Results on `BRIGHT` not matching
I ran the model on the BRIGHT benchmark using the following code:
import torch
import mteb
prompts_dict = {
"BrightRetrieval": "Given a Post, retrieve relevant passages that help answer the post",
}
tasks = mteb.get_tasks(tasks=["BrightRetrieval"])
evaluation = mteb.MTEB(tasks=tasks)
model = mteb.get_model(
"ReasonIR/ReasonIR-8B",
model_kwargs={"torch_dtype": torch.bfloat16},
prompts_dict=prompts_dict,
)
evaluation.run(
model,
save_predictions=True,
output_folder="results",
encode_kwargs={"batch_size": 1},
)
The results are as follows:
| Bio. | Earth. | Econ. | Psy. | Rob. | Stack. | Sus. | Leet. | Pony | AoPS | TheoQ. | TheoT. | Avg. | |
|---|---|---|---|---|---|---|---|---|---|---|---|---|---|
| ReasonIR | 24.31 | 30.83 | 24.27 | 28.95 | 18.40 | 21.68 | 20.57 | 18.14 | 9.49 | 4.84 | 18.21 | 26.42 | 20.51 |
In the paper:
Originally posted by @whybe-choi in https://github.com/embeddings-benchmark/mteb/issues/3221#issuecomment-3355490399
Possible solution will be to create different tasks per subset.
Hello, @Samoed ! I'd like to help resolve this issue if possible. Is it okay for me to start working on it? Any advice or guidance you could provide would be greatly appreciated.
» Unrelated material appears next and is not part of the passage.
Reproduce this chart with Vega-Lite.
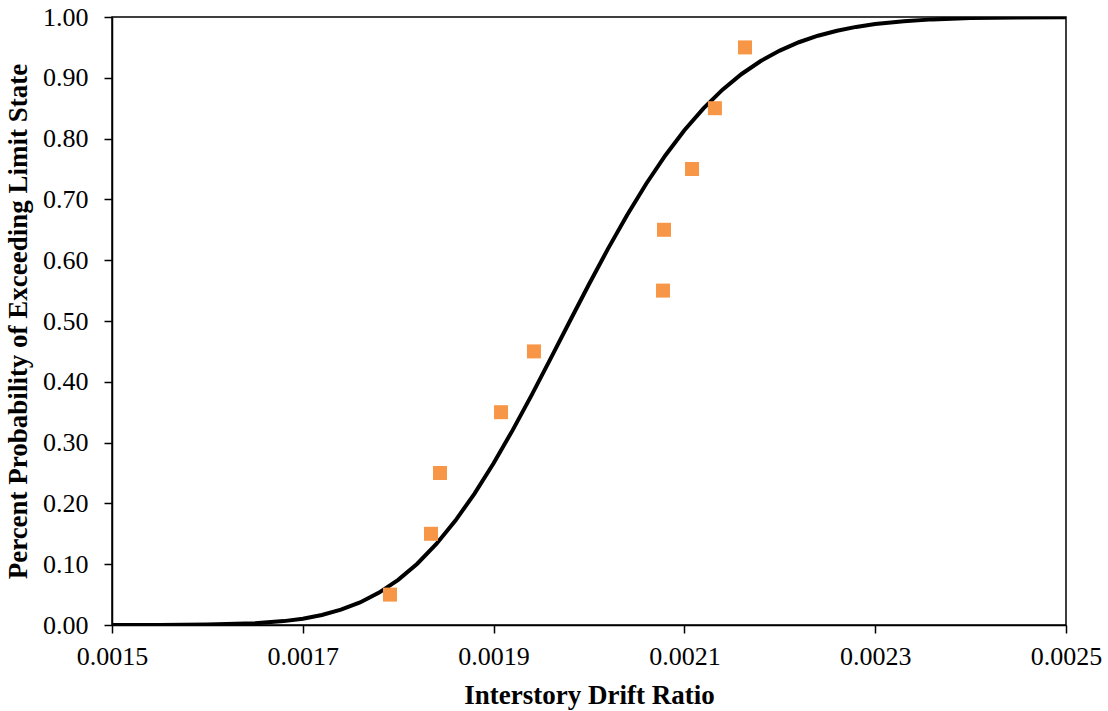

Hi! Yes, that would be great! For this task, you should create different tasks for each subset
In addition to splitting by task, it would be a good idea to separate the long-document related parts into a separate file called BrightLongRetrieval.py. What do you think about this approach?
Yes, I think this is good